The Elegant Chaos Blog

April 15, 2012

And hot on the heels of 1.1b2, here’s another beta.

This one shows a reminder “tweet” every now and then if you’re running a beta version, or a demo version (this is in preparation for finally charging something for the App Store version, at which point there really needs to be some difference between it and the demo!).

Grab the new version from the beta software page.


April 14, 2012

Another beta, with a couple of bug fixes.

  • The auto-completion when posting new tweets now behaves a bit more sensibly and doesn’t keep popping up when you’ve just done a completion.
  • The mentions badge should be a bit saner now, tweets that are mentions get cached properly so it should always know if incoming mentions are actually new or not

Grab the new version from the beta software page.


I’ve been rather busy recently with all sorts of contracting work, but I’m glad to announce that in between it all I’ve been slowly working away on additions to both Ambientweet and Neu.

First up for public preview is Ambientweet 1.1b1.

The main thing that’s new in this release is the ability to focus Ambientweet on a search term and have it cycle through tweets that contain it.

This opens up a pretty handy new use for Ambientweet - if there’s a term trending or a topic that you particularly want to follow, you can set Ambientweet up to display just those tweets (perhaps whilst you continue to view your own stream with another client).

Feel free to give the beta a try….


March 21, 2012

So, NSConference 2012 has finished.
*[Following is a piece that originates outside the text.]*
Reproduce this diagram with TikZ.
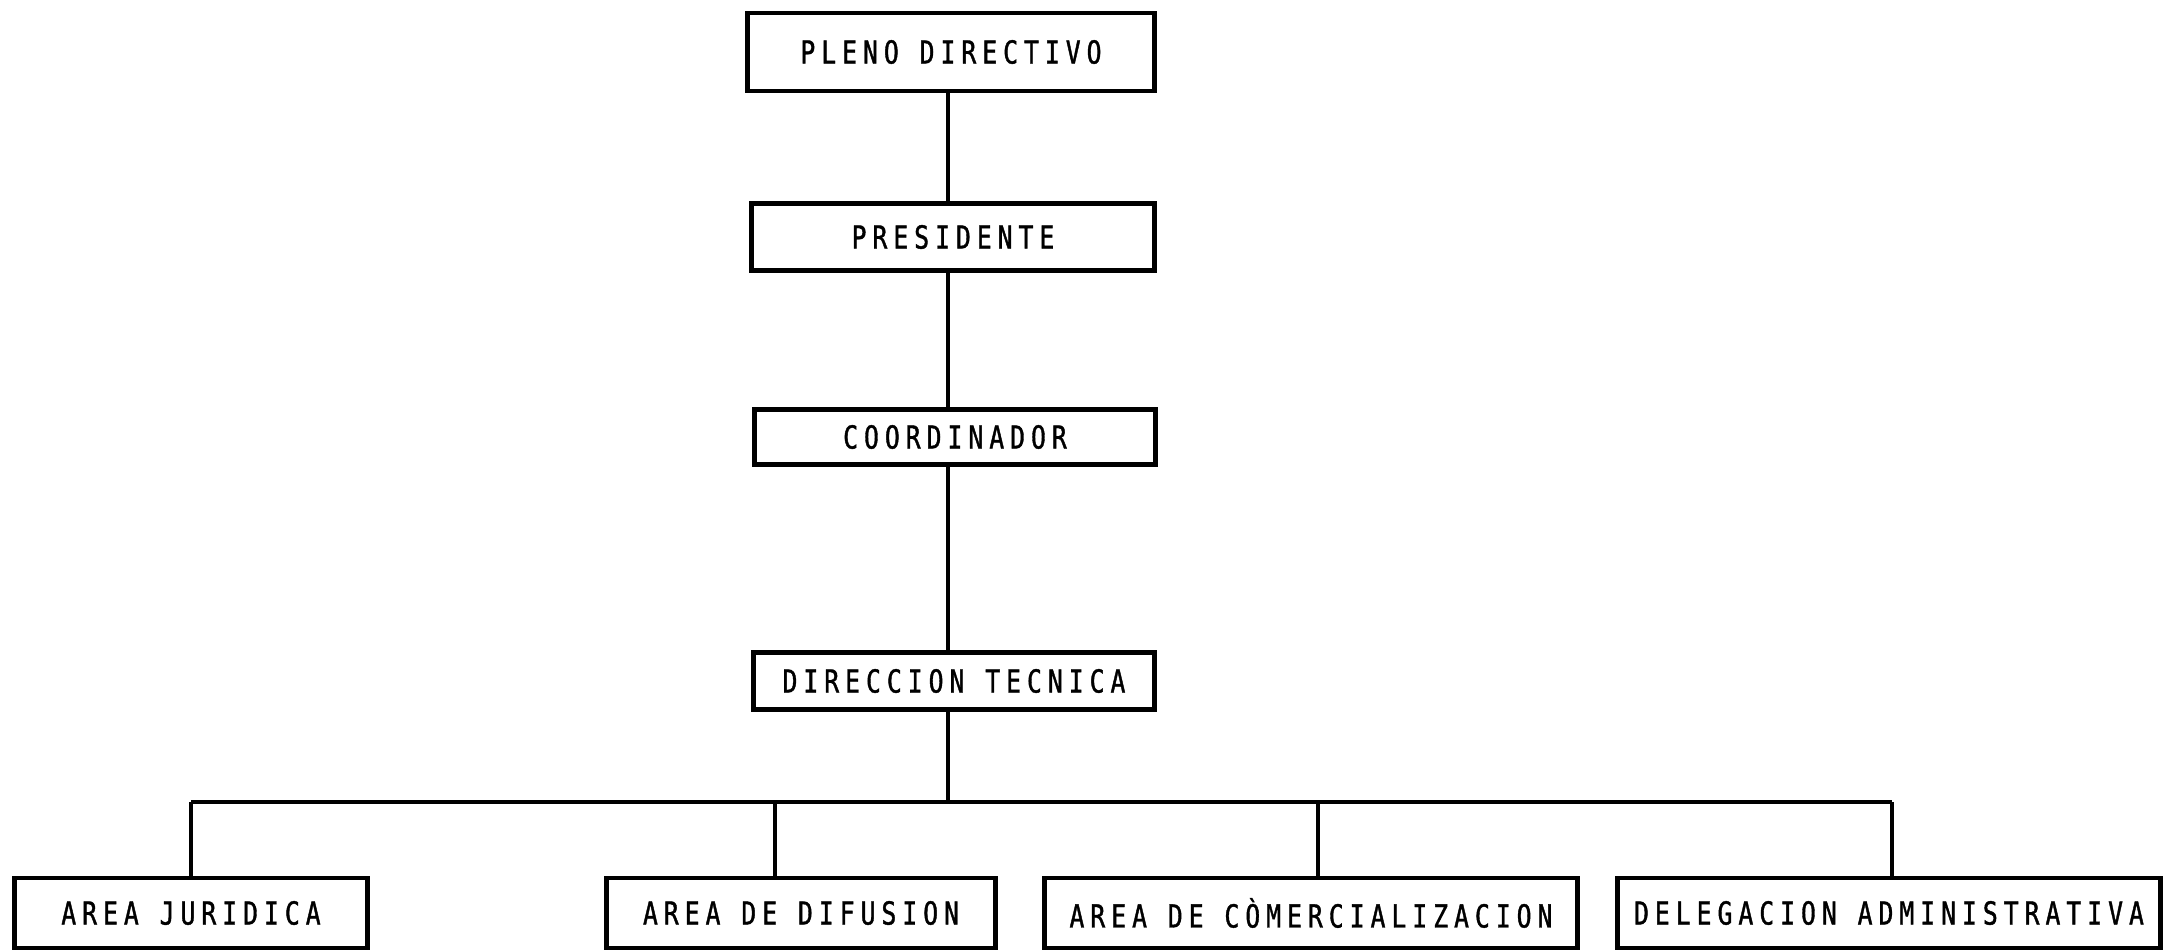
\documentclass[tikz,border=0pt]{standalone}
\usepackage{fontspec}
\newfontfamily\typewriter[FakeStretch=0.78,LetterSpace=19,FakeBold=1.2]{DejaVu Sans Mono}
\begin{document}
\begin{tikzpicture}[x=0.01cm,y=-0.01cm]
\useasboundingbox (0,0) rectangle (2181,951);
\begin{scope}[every node/.style={rectangle,draw,line width=1.4pt,inner sep=0pt,font=\typewriter\fontsize{9}{10}\selectfont,minimum height=0.7cm}]
	\node[minimum width=4.06cm,minimum height=0.78cm] (PD) at (951,52) {PLENO DIRECTIVO};
	\node[minimum width=4.03cm,minimum height=0.67cm] (PR) at (953,237) {PRESIDENTE};
	\node[minimum width=4.00cm,minimum height=0.55cm] (CO) at (955,437) {COORDINADOR};
	\node[minimum width=4.00cm,minimum height=0.57cm] (DT) at (954,681) {DIRECCION TECNICA};
	\node[minimum width=3.53cm] (AJ) at (191,913) {AREA JURIDICA};
	\node[minimum width=3.88cm] (AD) at (801,913) {AREA DE DIFUSION};
	\node[minimum width=5.33cm] (AC) at (1311,913) {AREA DE CÒMERCIALIZACION};
	\node[minimum width=5.42cm] (DA) at (1889,913) {DELEGACION ADMINISTRATIVA};
\end{scope}

\coordinate (spine) at (948,0);
\coordinate (BJ) at (191,802);
\coordinate (BD) at (775,802);
\coordinate (BC) at (1318,802);
\coordinate (BA) at (1892,802);

\begin{scope}[every edge/.style={draw=black,line width=1pt}]
	\path (PD.south -| spine) edge (PR.north -| spine);
	\path (PR.south -| spine) edge (CO.north -| spine);
	\path (CO.south -| spine) edge (DT.north -| spine);
	\path (DT.south -| spine) edge (BJ -| spine);
	\path [line width=1.4pt] (BJ) edge (BA);
	\path (BJ) edge (BJ |- AJ.north);
	\path (BD) edge (BD |- AD.north);
	\path (BC) edge (BC |- AC.north);
	\path (BA) edge (BA |- DA.north);
\end{scope}
\end{tikzpicture}
\end{document}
I wanted it to go on for another week, but alas it was impossible, and that many cooked breakfasts probably wouldn’t have been advisable.
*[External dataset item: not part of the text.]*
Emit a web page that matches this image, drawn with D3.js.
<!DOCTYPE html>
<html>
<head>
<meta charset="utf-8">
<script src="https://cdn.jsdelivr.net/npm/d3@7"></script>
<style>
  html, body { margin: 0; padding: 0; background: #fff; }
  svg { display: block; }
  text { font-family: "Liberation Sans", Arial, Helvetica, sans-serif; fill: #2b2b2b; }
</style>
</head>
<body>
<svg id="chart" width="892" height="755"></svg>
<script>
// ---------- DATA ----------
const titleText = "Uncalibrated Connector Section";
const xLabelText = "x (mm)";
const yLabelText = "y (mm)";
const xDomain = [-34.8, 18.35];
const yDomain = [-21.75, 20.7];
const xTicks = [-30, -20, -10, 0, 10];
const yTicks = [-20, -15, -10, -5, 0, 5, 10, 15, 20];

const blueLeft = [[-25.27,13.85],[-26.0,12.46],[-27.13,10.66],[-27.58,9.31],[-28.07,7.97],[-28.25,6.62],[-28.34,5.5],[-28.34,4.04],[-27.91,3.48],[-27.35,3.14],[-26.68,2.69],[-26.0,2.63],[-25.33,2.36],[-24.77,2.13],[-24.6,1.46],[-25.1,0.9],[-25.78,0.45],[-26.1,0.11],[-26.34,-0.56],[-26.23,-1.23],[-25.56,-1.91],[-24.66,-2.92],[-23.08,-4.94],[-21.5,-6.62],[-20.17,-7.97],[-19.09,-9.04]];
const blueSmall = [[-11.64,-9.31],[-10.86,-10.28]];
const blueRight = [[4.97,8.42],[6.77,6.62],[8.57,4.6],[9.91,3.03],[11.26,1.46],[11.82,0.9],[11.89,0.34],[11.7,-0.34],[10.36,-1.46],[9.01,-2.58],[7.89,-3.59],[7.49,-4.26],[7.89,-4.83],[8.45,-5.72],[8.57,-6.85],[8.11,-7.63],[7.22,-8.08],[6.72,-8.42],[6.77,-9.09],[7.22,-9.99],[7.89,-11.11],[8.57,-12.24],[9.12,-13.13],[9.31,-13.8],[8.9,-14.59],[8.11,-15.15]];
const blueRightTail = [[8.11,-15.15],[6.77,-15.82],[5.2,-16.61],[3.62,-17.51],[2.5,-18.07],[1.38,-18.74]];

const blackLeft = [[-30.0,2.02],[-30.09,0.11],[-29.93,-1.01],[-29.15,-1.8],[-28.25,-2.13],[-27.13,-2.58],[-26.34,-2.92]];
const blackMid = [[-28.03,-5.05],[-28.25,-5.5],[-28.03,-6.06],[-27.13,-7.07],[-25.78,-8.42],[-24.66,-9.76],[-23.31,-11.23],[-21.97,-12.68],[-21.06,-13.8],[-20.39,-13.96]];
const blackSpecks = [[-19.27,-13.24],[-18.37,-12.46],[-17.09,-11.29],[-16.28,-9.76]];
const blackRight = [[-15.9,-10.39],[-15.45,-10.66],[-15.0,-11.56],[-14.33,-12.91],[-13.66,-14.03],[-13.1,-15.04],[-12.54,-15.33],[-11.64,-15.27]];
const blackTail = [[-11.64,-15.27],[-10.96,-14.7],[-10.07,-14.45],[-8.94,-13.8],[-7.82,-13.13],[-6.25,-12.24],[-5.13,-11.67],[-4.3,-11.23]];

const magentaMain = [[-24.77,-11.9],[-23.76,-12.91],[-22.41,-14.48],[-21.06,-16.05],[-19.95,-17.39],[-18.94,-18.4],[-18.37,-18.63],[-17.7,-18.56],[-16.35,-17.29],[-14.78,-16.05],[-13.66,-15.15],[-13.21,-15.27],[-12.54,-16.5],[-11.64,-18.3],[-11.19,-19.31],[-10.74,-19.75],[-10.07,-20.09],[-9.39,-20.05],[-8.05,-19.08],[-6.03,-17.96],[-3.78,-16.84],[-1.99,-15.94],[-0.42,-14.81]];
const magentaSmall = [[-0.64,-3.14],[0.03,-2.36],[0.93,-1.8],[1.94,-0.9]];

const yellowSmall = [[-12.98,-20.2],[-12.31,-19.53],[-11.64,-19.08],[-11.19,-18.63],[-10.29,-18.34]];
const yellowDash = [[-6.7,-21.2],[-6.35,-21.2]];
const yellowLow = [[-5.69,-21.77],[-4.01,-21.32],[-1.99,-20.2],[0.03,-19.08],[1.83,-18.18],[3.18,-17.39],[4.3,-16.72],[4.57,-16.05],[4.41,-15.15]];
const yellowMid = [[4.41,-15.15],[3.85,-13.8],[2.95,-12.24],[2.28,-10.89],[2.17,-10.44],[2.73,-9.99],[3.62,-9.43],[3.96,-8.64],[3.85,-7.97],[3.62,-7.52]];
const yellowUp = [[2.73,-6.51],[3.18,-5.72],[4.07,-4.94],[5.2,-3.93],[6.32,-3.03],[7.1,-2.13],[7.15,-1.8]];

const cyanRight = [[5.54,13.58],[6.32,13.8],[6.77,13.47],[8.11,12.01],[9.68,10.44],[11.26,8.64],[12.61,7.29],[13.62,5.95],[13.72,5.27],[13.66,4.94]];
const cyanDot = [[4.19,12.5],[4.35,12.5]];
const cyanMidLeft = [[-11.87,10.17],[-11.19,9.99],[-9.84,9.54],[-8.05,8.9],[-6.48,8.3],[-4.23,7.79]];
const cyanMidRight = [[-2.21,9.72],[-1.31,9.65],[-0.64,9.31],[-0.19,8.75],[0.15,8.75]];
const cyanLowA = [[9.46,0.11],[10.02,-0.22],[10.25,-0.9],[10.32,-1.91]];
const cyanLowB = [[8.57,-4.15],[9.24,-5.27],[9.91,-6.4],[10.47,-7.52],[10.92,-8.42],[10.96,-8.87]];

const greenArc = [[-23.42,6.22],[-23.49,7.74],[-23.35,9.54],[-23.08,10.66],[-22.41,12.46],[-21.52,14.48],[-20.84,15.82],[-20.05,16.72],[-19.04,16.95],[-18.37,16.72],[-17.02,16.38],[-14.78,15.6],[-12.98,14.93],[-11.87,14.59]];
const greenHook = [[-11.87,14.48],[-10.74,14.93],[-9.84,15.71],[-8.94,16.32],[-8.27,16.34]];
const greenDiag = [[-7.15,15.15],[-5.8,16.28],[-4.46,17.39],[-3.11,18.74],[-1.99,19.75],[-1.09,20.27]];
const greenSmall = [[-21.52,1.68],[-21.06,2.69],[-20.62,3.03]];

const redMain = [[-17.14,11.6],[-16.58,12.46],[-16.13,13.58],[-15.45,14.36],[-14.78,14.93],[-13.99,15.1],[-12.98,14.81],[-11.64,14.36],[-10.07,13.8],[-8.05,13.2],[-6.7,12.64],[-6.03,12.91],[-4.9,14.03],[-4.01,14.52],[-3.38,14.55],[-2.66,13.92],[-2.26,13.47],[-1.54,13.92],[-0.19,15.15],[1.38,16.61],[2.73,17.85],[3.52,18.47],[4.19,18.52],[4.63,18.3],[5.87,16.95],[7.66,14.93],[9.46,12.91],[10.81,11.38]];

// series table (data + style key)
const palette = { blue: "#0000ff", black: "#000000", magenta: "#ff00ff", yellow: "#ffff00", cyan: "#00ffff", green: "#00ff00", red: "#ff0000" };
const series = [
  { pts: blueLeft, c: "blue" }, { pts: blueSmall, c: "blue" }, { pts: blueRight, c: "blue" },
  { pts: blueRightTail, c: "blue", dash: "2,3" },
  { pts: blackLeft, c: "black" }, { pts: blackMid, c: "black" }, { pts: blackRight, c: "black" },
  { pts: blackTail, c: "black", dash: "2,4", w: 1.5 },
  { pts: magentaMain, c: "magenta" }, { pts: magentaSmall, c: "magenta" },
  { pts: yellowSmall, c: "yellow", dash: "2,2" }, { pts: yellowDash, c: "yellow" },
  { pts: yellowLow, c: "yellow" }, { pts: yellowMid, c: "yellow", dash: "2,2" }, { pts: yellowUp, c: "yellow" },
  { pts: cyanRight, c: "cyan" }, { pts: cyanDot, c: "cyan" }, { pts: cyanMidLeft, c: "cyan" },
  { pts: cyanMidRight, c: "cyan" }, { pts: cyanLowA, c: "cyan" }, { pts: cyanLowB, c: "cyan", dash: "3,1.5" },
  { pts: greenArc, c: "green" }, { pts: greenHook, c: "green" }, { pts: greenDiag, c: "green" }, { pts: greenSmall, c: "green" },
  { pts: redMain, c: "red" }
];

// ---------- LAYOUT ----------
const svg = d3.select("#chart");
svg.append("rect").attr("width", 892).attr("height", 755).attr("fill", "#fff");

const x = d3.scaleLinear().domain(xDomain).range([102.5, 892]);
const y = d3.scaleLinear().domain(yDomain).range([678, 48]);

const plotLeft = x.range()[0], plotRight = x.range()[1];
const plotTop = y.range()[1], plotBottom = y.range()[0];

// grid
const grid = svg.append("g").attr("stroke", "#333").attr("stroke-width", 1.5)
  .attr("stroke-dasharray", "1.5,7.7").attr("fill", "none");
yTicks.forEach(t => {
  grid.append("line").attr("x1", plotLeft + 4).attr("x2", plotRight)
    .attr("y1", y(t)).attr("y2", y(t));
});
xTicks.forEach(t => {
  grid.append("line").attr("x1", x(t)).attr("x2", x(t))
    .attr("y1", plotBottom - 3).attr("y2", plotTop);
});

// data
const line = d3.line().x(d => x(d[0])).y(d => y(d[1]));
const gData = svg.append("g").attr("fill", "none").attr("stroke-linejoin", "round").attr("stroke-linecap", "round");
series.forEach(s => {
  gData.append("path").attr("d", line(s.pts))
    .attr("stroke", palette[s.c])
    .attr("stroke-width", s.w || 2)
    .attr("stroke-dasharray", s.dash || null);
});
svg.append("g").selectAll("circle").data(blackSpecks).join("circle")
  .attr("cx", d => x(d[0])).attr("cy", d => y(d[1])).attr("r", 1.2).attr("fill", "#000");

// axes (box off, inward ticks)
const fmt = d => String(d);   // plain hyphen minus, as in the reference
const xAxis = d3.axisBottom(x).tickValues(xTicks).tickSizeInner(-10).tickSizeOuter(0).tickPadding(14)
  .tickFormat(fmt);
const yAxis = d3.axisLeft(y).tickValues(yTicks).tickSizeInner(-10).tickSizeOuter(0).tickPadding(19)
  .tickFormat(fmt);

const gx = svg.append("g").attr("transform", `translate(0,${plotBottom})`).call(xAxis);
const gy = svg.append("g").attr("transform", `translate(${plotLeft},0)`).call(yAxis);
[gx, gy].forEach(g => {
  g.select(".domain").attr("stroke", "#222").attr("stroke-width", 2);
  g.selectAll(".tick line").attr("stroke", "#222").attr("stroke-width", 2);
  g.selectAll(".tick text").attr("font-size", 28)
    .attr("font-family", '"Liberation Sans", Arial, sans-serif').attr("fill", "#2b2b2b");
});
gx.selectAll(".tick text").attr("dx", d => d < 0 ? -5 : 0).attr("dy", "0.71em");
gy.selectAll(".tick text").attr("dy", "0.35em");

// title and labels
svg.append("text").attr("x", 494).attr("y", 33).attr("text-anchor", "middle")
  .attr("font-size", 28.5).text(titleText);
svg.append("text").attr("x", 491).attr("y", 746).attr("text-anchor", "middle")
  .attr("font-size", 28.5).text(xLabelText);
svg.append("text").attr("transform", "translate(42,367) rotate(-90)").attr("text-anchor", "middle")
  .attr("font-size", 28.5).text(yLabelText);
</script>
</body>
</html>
I won’t go for a full on summary of the whole thing - a few other folks have been doing a good job of that.

Here’s a quick take on my initial thoughts though. After further reflection I may have more, or may revise these ones.

The Good

  • Seeing old friends
  • Making new friends
  • Some great inspirational talks
  • Lots of valuable Nuggets Of Information (tm)
  • Tom bringing me my favourite beer

The Un-Good*

  • Not enough technical content for me this year
  • Some (undeniably brilliant) speakers essentially doing the same talk as last year
  • Quality of the blitz talks varied wildly, and I think I preferred them being elsewhere
  • The conference clearly needs more QR codes

(*this may be a bad translation)

Overall though - another fantastic experience. Many thanks to Scotty and the whole team for looking after us all so well.


March 02, 2012

Daniel Pasco just blogged an article named Radar Or GTFO.

The gist of his argument is that it’s all very well moaning about Xcode 4, but unless you file Radar bugs on it, you don’t have a leg to stand on.

Since I’ve recently been moaning about Xcode 4, I have a view on this. Not that I have anything against Daniel, but from the title of this blog post, you can probably guess what it is.

Funnily enough, a few weeks ago, I was also moaning about Radar.

You can read the post if you want the full details, but my basic point about Radar is that it’s a crock of shit for anyone outside of Apple. It’s an impenetrable black hole - bugs go in, but little or nothing ever comes out. It takes a lot of time to make a well formed bug report, yet Apple won’t even let you know whether or not they know about an issue unless you go through all of that effort.

If you are lucky enough to have someone publicise a radar number that you can file a duplicate on, you can avoid some of this work, but even then it’s far harder that it ought to be to just post a “me too” report. You can’t even see the content of the bug report so you have to take someone’s word that it’s actually the issue you are complaining about (Open Radar is a little help in this, but it’s run by us, not by Apple, it’s entirely voluntary and therefore very incomplete, and using it is potentially even more work).

I have every sympathy for Michael Jurewitz (developer tools evangelist at Apple), and the Xcode team - it’s not their fault that they are stuck behind The Great Wall of Cupertino. Unless Apple give some serious love to the bug reporting process though, it is they who don’t have a leg to stand on.

Coincidentally, John Gruber made a tangental but highly relevant post on this the other day.

Apple’s resorting to moaning about a lack of bugs filed in Radar is either them being deliberately obtuse, or it exposes a fundamental misunderstanding of human psychology (something that Apple usually can’t be accused of).

People do things (or fail to do things) for a reason. If we’re not filing bugs, it’s because the bug reporting process is fundamentally broken. Fix that, and we’ll drown Apple in bug reports.

Then maybe I can have a development environment that doesn’t crash on me at least once per hour.